Businesswoman mounts write-in campaign against incumbent WoodburnBy KEVIN LANDRIGAN
New Hampshire Union Leader
August 16. 2018 11:56PM
RANDOLPH — A former Randolph School Board member announced she’s mounting a write-in campaign to oppose embattled Sen. Jeff Woodburn of Whitefield in the Sept. 11 Democratic primary.
Kathleen Kelley, 62, said her decision is not meant as an attack on Woodburn for his arrest earlier this month on a myriad of domestic violence related charges but is driven by a belief her region needs a “strong, trusted voice” to face top issues in the coming years.
“This is a unique situation,” Kelley said during a telephone interview Thursday.
“Jeff and I have worked over the past six years and I have nothing but respect for his work in Concord representing our region. I feel very passionately that the state is going to make a lot of decisions over the next several years that are going to have a lot of impact on the North Country.”
Voter registration, the opioid crisis, taxpayer vouchers to support private schools and renewable energy are some of those top issues, Kelley said.
A native of southwestern Indiana, Kelley said she decided she wanted to one day live in the North Country while hiking the White Mountains as a college student with friends.
She met a Berlin man and married Mark Kelley. They have lived in Randolph since 1988 as the parents of four adult children and one grandchild.
Kelley served nine years on the Randolph School Board or the board representing the cooperative school district that includes Gorham, Randolph and Shelburne.
She is a board member of North Country Education Services that supports all the region’s schools and is a former president of the state chapter of the American Association of University Women.
“The North Country is filled with incredibly resilient people who have an impressive history of innovation; however, our community has lost many jobs that allow residents to raise children, send them to college, and then comfortably retire. We continue to lose many of our loved ones to the heroin and opioid crisis. These critical issues are exactly why we need a strong, trusted voice representing the North Country in the Senate,” Kelley said.
“While the circumstances around my decision to run are unique, this is not a campaign about outstanding legal questions. This is a campaign focused on the North Country and the critical policy issues facing our communities.”

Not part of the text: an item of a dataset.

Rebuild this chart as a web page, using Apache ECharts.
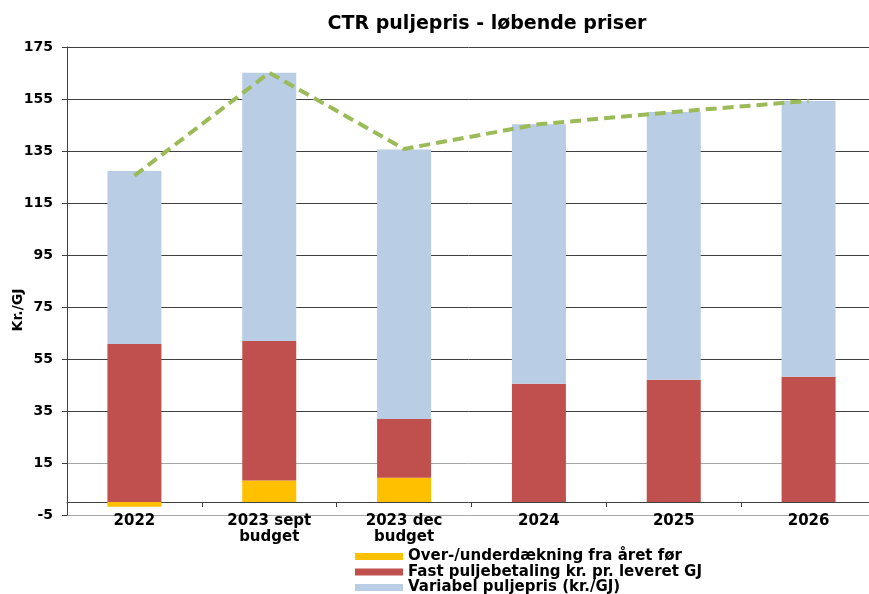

A trained CPA with an expertise in fighting computer fraud, Kelley has helped her husband run White Mountain Lumber Co.
Kelley has served on other boards including the Women Rural Entrepreneurial Network, Randolph Mountain Club, Androscoggin Valley Chamber of Commerce and the Coos Economic Development Corporation.
“I was reluctant to get involved at first but at the same time when you say there is a problem and somebody needs to step up and you don’t step up yourself, that is not very helpful,” Kelley said.
Woodburn, 53, has waived arraignment and pleaded not guilty to the nine misdemeanor counts of sometimes violent contact with his “intimate partner,” Attorney General Gordon J. MacDonald said in announcing Woodburn’s arrest.
The chairman of the state Democratic Party, Gov. Chris Sununu, the entire congressional delegation and all but one of his Democratic colleagues in the state Senate have called on Woodburn to resign.
After a few days, Woodburn voluntarily stepped aside from his role as Senate Democratic Leader and his peers promoted then-Deputy Leader and Manchester Sen. Donna Soucy to replace him.
But last week, the Coos County Democratic Committee declined to follow suit and pass a petition calling for Woodburn to quit.
Kelley said she’s been bothered by the reaction of some that question whether North Country residents have a zero tolerance attitude toward domestic abuse.
“There are lovely people here. We do love our heritage, our family homes, our families, but we are not idiots,” Kelley said.
In her only other state campaign, Kelley agreed to be the Democratic nominee for Coos County treasurer in 2016 and lost to Republican Suzanne Collins.
Former BAE Systems executive David Starr of Franconia became the GOP’s choice as the candidate for this Senate seat after nobody signed up to oppose Woodburn during the filing period.
The new candidate is hoping coffees she’s planning will help spread the word but recognizes a write-in campaign has its own challenges.
“I am trusting people who I have worked with if they are registered Democrats will take action, but it’s a hurdle,” Kelley said.
“My friends know me here as Katie Kelley. My old colleagues in Ohio and the Midwest knew me as Kathy Kelley, but I’ve got to get everyone to make sure to write in Kathleen Kelley.”